• Source excerpt:
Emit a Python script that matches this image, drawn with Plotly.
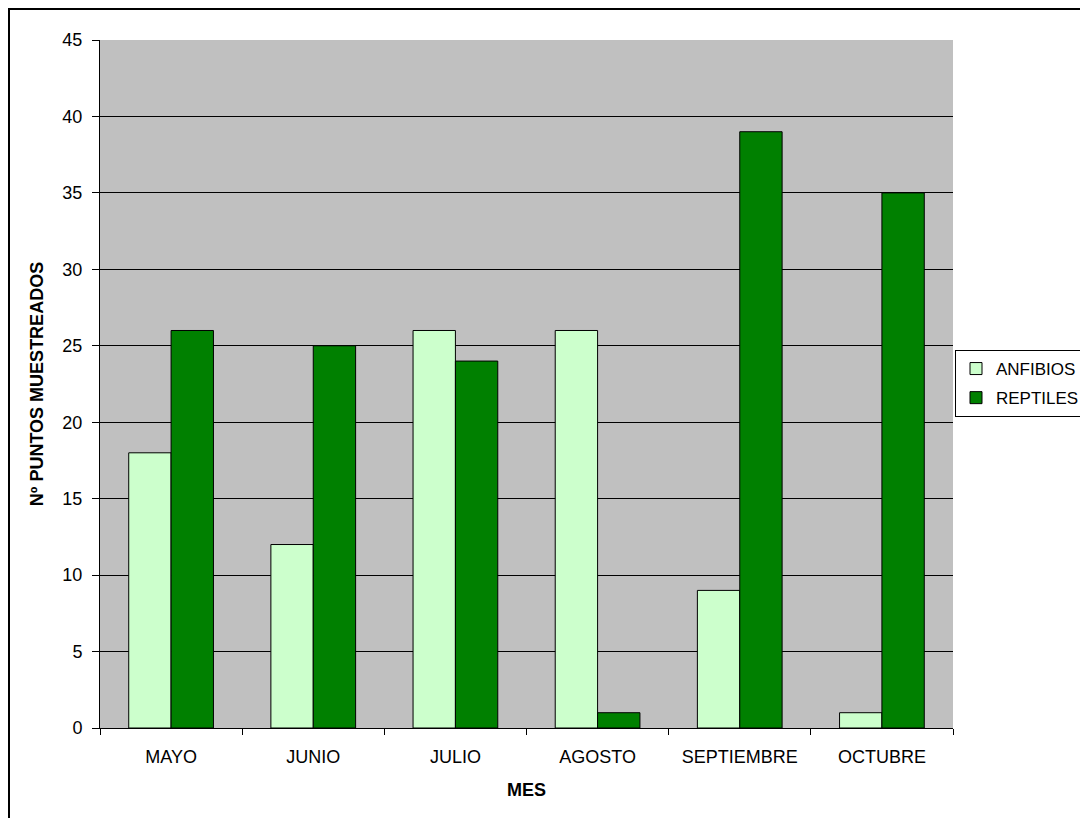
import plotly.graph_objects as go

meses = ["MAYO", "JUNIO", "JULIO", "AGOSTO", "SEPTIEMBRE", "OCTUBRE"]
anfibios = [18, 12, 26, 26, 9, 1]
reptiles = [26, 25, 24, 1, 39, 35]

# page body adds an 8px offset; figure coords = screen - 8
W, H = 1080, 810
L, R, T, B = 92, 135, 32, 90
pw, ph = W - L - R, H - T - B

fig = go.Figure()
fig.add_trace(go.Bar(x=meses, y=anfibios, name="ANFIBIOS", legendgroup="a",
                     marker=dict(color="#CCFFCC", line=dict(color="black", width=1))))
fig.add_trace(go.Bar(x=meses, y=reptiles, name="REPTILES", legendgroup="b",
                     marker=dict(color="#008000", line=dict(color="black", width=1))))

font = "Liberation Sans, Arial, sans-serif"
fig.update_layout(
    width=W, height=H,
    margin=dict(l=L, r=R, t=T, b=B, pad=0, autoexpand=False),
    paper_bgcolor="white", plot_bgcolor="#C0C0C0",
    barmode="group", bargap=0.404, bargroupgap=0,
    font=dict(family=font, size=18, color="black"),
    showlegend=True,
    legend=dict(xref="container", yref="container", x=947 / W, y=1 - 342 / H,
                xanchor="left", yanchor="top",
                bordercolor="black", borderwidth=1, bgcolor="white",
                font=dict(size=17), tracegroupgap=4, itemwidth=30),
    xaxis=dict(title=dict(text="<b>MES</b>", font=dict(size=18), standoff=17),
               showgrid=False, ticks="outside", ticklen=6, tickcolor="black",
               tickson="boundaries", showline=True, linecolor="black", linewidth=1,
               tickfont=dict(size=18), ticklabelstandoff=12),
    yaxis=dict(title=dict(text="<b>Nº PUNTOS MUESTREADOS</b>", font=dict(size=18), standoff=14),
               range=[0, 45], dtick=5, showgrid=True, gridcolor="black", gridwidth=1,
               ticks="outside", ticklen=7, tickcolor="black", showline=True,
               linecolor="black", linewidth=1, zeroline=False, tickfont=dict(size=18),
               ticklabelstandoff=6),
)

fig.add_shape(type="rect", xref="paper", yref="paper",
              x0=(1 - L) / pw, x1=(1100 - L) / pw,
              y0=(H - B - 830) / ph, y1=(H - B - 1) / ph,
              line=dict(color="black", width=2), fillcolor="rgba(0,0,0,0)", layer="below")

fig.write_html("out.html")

• Required task:
Using the material above, set down every line exactly, but skip the pictures.

• Answer for the task:
Emit a Python script that matches this image, drawn with Plotly.
import plotly.graph_objects as go

meses = ["MAYO", "JUNIO", "JULIO", "AGOSTO", "SEPTIEMBRE", "OCTUBRE"]
anfibios = [18, 12, 26, 26, 9, 1]
reptiles = [26, 25, 24, 1, 39, 35]

# page body adds an 8px offset; figure coords = screen - 8
W, H = 1080, 810
L, R, T, B = 92, 135, 32, 90
pw, ph = W - L - R, H - T - B

fig = go.Figure()
fig.add_trace(go.Bar(x=meses, y=anfibios, name="ANFIBIOS", legendgroup="a",
                     marker=dict(color="#CCFFCC", line=dict(color="black", width=1))))
fig.add_trace(go.Bar(x=meses, y=reptiles, name="REPTILES", legendgroup="b",
                     marker=dict(color="#008000", line=dict(color="black", width=1))))

font = "Liberation Sans, Arial, sans-serif"
fig.update_layout(
    width=W, height=H,
    margin=dict(l=L, r=R, t=T, b=B, pad=0, autoexpand=False),
    paper_bgcolor="white", plot_bgcolor="#C0C0C0",
    barmode="group", bargap=0.404, bargroupgap=0,
    font=dict(family=font, size=18, color="black"),
    showlegend=True,
    legend=dict(xref="container", yref="container", x=947 / W, y=1 - 342 / H,
                xanchor="left", yanchor="top",
                bordercolor="black", borderwidth=1, bgcolor="white",
                font=dict(size=17), tracegroupgap=4, itemwidth=30),
    xaxis=dict(title=dict(text="<b>MES</b>", font=dict(size=18), standoff=17),
               showgrid=False, ticks="outside", ticklen=6, tickcolor="black",
               tickson="boundaries", showline=True, linecolor="black", linewidth=1,
               tickfont=dict(size=18), ticklabelstandoff=12),
    yaxis=dict(title=dict(text="<b>Nº PUNTOS MUESTREADOS</b>", font=dict(size=18), standoff=14),
               range=[0, 45], dtick=5, showgrid=True, gridcolor="black", gridwidth=1,
               ticks="outside", ticklen=7, tickcolor="black", showline=True,
               linecolor="black", linewidth=1, zeroline=False, tickfont=dict(size=18),
               ticklabelstandoff=6),
)

fig.add_shape(type="rect", xref="paper", yref="paper",
              x0=(1 - L) / pw, x1=(1100 - L) / pw,
              y0=(H - B - 830) / ph, y1=(H - B - 1) / ph,
              line=dict(color="black", width=2), fillcolor="rgba(0,0,0,0)", layer="below")

fig.write_html("out.html")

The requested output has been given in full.